• _Stated task_
All of the material below is to be returned exactly.

## START Available data

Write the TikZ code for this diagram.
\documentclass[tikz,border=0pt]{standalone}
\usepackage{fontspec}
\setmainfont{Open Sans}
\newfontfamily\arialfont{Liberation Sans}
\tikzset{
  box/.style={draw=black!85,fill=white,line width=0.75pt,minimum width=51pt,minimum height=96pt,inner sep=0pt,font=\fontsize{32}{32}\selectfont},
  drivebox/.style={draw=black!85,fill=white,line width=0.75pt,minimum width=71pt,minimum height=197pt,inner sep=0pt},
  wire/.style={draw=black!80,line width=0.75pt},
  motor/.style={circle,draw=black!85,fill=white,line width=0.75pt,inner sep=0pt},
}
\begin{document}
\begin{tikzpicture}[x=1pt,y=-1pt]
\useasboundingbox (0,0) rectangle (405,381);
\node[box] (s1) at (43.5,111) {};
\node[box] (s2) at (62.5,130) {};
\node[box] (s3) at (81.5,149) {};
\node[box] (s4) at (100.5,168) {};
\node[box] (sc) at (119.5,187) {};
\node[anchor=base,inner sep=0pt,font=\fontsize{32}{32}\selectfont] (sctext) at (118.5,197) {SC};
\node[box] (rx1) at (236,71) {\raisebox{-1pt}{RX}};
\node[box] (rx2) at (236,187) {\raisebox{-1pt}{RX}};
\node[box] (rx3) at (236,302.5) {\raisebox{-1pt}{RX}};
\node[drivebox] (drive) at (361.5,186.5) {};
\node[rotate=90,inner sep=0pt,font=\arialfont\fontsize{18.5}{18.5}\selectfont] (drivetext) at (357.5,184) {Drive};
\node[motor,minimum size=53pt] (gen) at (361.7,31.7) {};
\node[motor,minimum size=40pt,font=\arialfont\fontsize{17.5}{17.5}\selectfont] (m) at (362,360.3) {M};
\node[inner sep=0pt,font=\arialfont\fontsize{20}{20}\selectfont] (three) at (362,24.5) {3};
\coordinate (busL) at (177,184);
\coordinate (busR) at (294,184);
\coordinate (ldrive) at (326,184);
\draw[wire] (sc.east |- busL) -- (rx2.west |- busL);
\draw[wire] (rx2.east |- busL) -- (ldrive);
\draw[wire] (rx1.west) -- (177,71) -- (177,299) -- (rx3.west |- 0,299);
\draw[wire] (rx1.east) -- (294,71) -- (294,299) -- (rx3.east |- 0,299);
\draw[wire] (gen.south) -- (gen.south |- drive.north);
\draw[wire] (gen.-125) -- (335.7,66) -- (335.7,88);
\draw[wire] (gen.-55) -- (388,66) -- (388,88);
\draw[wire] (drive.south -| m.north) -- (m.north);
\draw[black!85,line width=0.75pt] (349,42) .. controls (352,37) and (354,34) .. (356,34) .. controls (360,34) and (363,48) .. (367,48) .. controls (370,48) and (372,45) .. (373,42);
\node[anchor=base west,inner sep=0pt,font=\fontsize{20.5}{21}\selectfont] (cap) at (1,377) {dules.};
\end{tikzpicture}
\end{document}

## END Available data

• _Output_
Write the TikZ code for this diagram.
\documentclass[tikz,border=0pt]{standalone}
\usepackage{fontspec}
\setmainfont{Open Sans}
\newfontfamily\arialfont{Liberation Sans}
\tikzset{
  box/.style={draw=black!85,fill=white,line width=0.75pt,minimum width=51pt,minimum height=96pt,inner sep=0pt,font=\fontsize{32}{32}\selectfont},
  drivebox/.style={draw=black!85,fill=white,line width=0.75pt,minimum width=71pt,minimum height=197pt,inner sep=0pt},
  wire/.style={draw=black!80,line width=0.75pt},
  motor/.style={circle,draw=black!85,fill=white,line width=0.75pt,inner sep=0pt},
}
\begin{document}
\begin{tikzpicture}[x=1pt,y=-1pt]
\useasboundingbox (0,0) rectangle (405,381);
\node[box] (s1) at (43.5,111) {};
\node[box] (s2) at (62.5,130) {};
\node[box] (s3) at (81.5,149) {};
\node[box] (s4) at (100.5,168) {};
\node[box] (sc) at (119.5,187) {};
\node[anchor=base,inner sep=0pt,font=\fontsize{32}{32}\selectfont] (sctext) at (118.5,197) {SC};
\node[box] (rx1) at (236,71) {\raisebox{-1pt}{RX}};
\node[box] (rx2) at (236,187) {\raisebox{-1pt}{RX}};
\node[box] (rx3) at (236,302.5) {\raisebox{-1pt}{RX}};
\node[drivebox] (drive) at (361.5,186.5) {};
\node[rotate=90,inner sep=0pt,font=\arialfont\fontsize{18.5}{18.5}\selectfont] (drivetext) at (357.5,184) {Drive};
\node[motor,minimum size=53pt] (gen) at (361.7,31.7) {};
\node[motor,minimum size=40pt,font=\arialfont\fontsize{17.5}{17.5}\selectfont] (m) at (362,360.3) {M};
\node[inner sep=0pt,font=\arialfont\fontsize{20}{20}\selectfont] (three) at (362,24.5) {3};
\coordinate (busL) at (177,184);
\coordinate (busR) at (294,184);
\coordinate (ldrive) at (326,184);
\draw[wire] (sc.east |- busL) -- (rx2.west |- busL);
\draw[wire] (rx2.east |- busL) -- (ldrive);
\draw[wire] (rx1.west) -- (177,71) -- (177,299) -- (rx3.west |- 0,299);
\draw[wire] (rx1.east) -- (294,71) -- (294,299) -- (rx3.east |- 0,299);
\draw[wire] (gen.south) -- (gen.south |- drive.north);
\draw[wire] (gen.-125) -- (335.7,66) -- (335.7,88);
\draw[wire] (gen.-55) -- (388,66) -- (388,88);
\draw[wire] (drive.south -| m.north) -- (m.north);
\draw[black!85,line width=0.75pt] (349,42) .. controls (352,37) and (354,34) .. (356,34) .. controls (360,34) and (363,48) .. (367,48) .. controls (370,48) and (372,45) .. (373,42);
\node[anchor=base west,inner sep=0pt,font=\fontsize{20.5}{21}\selectfont] (cap) at (1,377) {dules.};
\end{tikzpicture}
\end{document}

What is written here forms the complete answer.